- [DATA SEGMENT]
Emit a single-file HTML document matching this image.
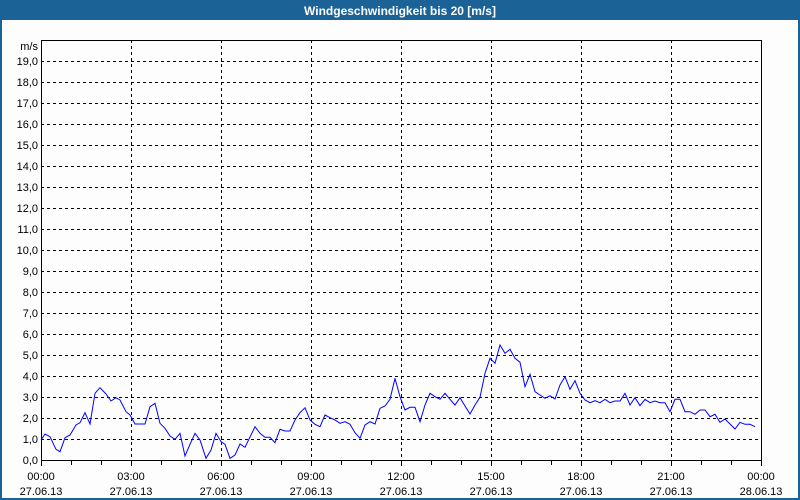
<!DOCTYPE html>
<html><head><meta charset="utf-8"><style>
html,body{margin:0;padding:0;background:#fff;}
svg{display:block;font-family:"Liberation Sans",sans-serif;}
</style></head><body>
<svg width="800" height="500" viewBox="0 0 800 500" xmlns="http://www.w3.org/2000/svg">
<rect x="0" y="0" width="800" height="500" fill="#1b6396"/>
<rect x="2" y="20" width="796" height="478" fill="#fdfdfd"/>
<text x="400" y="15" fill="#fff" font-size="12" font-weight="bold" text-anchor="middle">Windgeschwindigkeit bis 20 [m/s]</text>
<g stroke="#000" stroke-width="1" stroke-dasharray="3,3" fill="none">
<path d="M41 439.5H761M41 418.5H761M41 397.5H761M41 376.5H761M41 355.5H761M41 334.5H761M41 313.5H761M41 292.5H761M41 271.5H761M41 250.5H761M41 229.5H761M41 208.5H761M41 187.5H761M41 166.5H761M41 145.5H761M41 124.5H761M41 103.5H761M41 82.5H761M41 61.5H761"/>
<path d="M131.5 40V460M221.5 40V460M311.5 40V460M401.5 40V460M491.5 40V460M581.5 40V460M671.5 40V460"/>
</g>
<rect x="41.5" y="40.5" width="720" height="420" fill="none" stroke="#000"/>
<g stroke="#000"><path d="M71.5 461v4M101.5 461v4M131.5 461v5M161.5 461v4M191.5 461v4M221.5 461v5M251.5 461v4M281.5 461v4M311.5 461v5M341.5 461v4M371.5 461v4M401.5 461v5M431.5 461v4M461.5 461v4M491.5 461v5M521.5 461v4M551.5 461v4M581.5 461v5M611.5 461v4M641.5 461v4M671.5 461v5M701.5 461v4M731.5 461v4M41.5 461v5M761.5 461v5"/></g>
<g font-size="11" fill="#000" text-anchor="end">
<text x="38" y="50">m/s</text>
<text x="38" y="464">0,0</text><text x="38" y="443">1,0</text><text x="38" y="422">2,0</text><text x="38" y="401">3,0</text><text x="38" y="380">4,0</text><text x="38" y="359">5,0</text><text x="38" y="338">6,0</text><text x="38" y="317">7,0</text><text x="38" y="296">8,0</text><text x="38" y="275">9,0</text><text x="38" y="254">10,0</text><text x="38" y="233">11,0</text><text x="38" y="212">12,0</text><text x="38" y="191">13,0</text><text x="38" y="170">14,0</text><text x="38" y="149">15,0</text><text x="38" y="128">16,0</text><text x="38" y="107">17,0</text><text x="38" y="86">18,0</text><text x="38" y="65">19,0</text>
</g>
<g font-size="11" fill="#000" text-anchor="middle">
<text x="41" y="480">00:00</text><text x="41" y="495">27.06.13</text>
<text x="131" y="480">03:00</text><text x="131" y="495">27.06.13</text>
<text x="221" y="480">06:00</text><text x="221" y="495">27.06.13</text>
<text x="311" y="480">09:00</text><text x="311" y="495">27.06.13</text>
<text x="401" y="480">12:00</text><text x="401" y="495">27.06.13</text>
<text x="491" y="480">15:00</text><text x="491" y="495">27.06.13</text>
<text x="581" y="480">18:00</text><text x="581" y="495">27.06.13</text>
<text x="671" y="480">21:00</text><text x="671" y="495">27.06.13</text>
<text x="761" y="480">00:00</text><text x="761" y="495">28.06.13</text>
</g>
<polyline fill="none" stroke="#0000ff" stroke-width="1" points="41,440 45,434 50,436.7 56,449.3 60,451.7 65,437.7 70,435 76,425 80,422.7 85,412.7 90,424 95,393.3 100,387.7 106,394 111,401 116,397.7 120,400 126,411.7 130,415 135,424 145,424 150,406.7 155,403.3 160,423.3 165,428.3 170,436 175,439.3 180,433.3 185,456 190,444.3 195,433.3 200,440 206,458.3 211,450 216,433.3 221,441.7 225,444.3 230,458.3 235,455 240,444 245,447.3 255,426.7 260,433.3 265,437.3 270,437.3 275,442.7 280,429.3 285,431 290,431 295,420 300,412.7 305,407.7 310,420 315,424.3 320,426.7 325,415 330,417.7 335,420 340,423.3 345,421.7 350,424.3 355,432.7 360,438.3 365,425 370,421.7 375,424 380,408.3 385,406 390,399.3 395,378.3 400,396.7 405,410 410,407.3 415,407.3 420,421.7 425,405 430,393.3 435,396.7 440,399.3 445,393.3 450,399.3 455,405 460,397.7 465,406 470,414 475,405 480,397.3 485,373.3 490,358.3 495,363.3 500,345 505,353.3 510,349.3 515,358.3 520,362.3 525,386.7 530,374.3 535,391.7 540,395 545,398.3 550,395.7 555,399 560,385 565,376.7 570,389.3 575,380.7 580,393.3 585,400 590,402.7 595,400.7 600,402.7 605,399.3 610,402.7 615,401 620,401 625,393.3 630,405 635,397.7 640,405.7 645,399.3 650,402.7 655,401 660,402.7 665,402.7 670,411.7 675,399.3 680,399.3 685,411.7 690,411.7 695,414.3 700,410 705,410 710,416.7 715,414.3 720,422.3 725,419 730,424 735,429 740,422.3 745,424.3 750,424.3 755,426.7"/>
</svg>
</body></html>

- [WHAT TO DO] Reproduce the data verbatim. Do not carry any picture into the copy.

- [FULL ANSWER]
Emit a single-file HTML document matching this image.
<!DOCTYPE html>
<html><head><meta charset="utf-8"><style>
html,body{margin:0;padding:0;background:#fff;}
svg{display:block;font-family:"Liberation Sans",sans-serif;}
</style></head><body>
<svg width="800" height="500" viewBox="0 0 800 500" xmlns="http://www.w3.org/2000/svg">
<rect x="0" y="0" width="800" height="500" fill="#1b6396"/>
<rect x="2" y="20" width="796" height="478" fill="#fdfdfd"/>
<text x="400" y="15" fill="#fff" font-size="12" font-weight="bold" text-anchor="middle">Windgeschwindigkeit bis 20 [m/s]</text>
<g stroke="#000" stroke-width="1" stroke-dasharray="3,3" fill="none">
<path d="M41 439.5H761M41 418.5H761M41 397.5H761M41 376.5H761M41 355.5H761M41 334.5H761M41 313.5H761M41 292.5H761M41 271.5H761M41 250.5H761M41 229.5H761M41 208.5H761M41 187.5H761M41 166.5H761M41 145.5H761M41 124.5H761M41 103.5H761M41 82.5H761M41 61.5H761"/>
<path d="M131.5 40V460M221.5 40V460M311.5 40V460M401.5 40V460M491.5 40V460M581.5 40V460M671.5 40V460"/>
</g>
<rect x="41.5" y="40.5" width="720" height="420" fill="none" stroke="#000"/>
<g stroke="#000"><path d="M71.5 461v4M101.5 461v4M131.5 461v5M161.5 461v4M191.5 461v4M221.5 461v5M251.5 461v4M281.5 461v4M311.5 461v5M341.5 461v4M371.5 461v4M401.5 461v5M431.5 461v4M461.5 461v4M491.5 461v5M521.5 461v4M551.5 461v4M581.5 461v5M611.5 461v4M641.5 461v4M671.5 461v5M701.5 461v4M731.5 461v4M41.5 461v5M761.5 461v5"/></g>
<g font-size="11" fill="#000" text-anchor="end">
<text x="38" y="50">m/s</text>
<text x="38" y="464">0,0</text><text x="38" y="443">1,0</text><text x="38" y="422">2,0</text><text x="38" y="401">3,0</text><text x="38" y="380">4,0</text><text x="38" y="359">5,0</text><text x="38" y="338">6,0</text><text x="38" y="317">7,0</text><text x="38" y="296">8,0</text><text x="38" y="275">9,0</text><text x="38" y="254">10,0</text><text x="38" y="233">11,0</text><text x="38" y="212">12,0</text><text x="38" y="191">13,0</text><text x="38" y="170">14,0</text><text x="38" y="149">15,0</text><text x="38" y="128">16,0</text><text x="38" y="107">17,0</text><text x="38" y="86">18,0</text><text x="38" y="65">19,0</text>
</g>
<g font-size="11" fill="#000" text-anchor="middle">
<text x="41" y="480">00:00</text><text x="41" y="495">27.06.13</text>
<text x="131" y="480">03:00</text><text x="131" y="495">27.06.13</text>
<text x="221" y="480">06:00</text><text x="221" y="495">27.06.13</text>
<text x="311" y="480">09:00</text><text x="311" y="495">27.06.13</text>
<text x="401" y="480">12:00</text><text x="401" y="495">27.06.13</text>
<text x="491" y="480">15:00</text><text x="491" y="495">27.06.13</text>
<text x="581" y="480">18:00</text><text x="581" y="495">27.06.13</text>
<text x="671" y="480">21:00</text><text x="671" y="495">27.06.13</text>
<text x="761" y="480">00:00</text><text x="761" y="495">28.06.13</text>
</g>
<polyline fill="none" stroke="#0000ff" stroke-width="1" points="41,440 45,434 50,436.7 56,449.3 60,451.7 65,437.7 70,435 76,425 80,422.7 85,412.7 90,424 95,393.3 100,387.7 106,394 111,401 116,397.7 120,400 126,411.7 130,415 135,424 145,424 150,406.7 155,403.3 160,423.3 165,428.3 170,436 175,439.3 180,433.3 185,456 190,444.3 195,433.3 200,440 206,458.3 211,450 216,433.3 221,441.7 225,444.3 230,458.3 235,455 240,444 245,447.3 255,426.7 260,433.3 265,437.3 270,437.3 275,442.7 280,429.3 285,431 290,431 295,420 300,412.7 305,407.7 310,420 315,424.3 320,426.7 325,415 330,417.7 335,420 340,423.3 345,421.7 350,424.3 355,432.7 360,438.3 365,425 370,421.7 375,424 380,408.3 385,406 390,399.3 395,378.3 400,396.7 405,410 410,407.3 415,407.3 420,421.7 425,405 430,393.3 435,396.7 440,399.3 445,393.3 450,399.3 455,405 460,397.7 465,406 470,414 475,405 480,397.3 485,373.3 490,358.3 495,363.3 500,345 505,353.3 510,349.3 515,358.3 520,362.3 525,386.7 530,374.3 535,391.7 540,395 545,398.3 550,395.7 555,399 560,385 565,376.7 570,389.3 575,380.7 580,393.3 585,400 590,402.7 595,400.7 600,402.7 605,399.3 610,402.7 615,401 620,401 625,393.3 630,405 635,397.7 640,405.7 645,399.3 650,402.7 655,401 660,402.7 665,402.7 670,411.7 675,399.3 680,399.3 685,411.7 690,411.7 695,414.3 700,410 705,410 710,416.7 715,414.3 720,422.3 725,419 730,424 735,429 740,422.3 745,424.3 750,424.3 755,426.7"/>
</svg>
</body></html>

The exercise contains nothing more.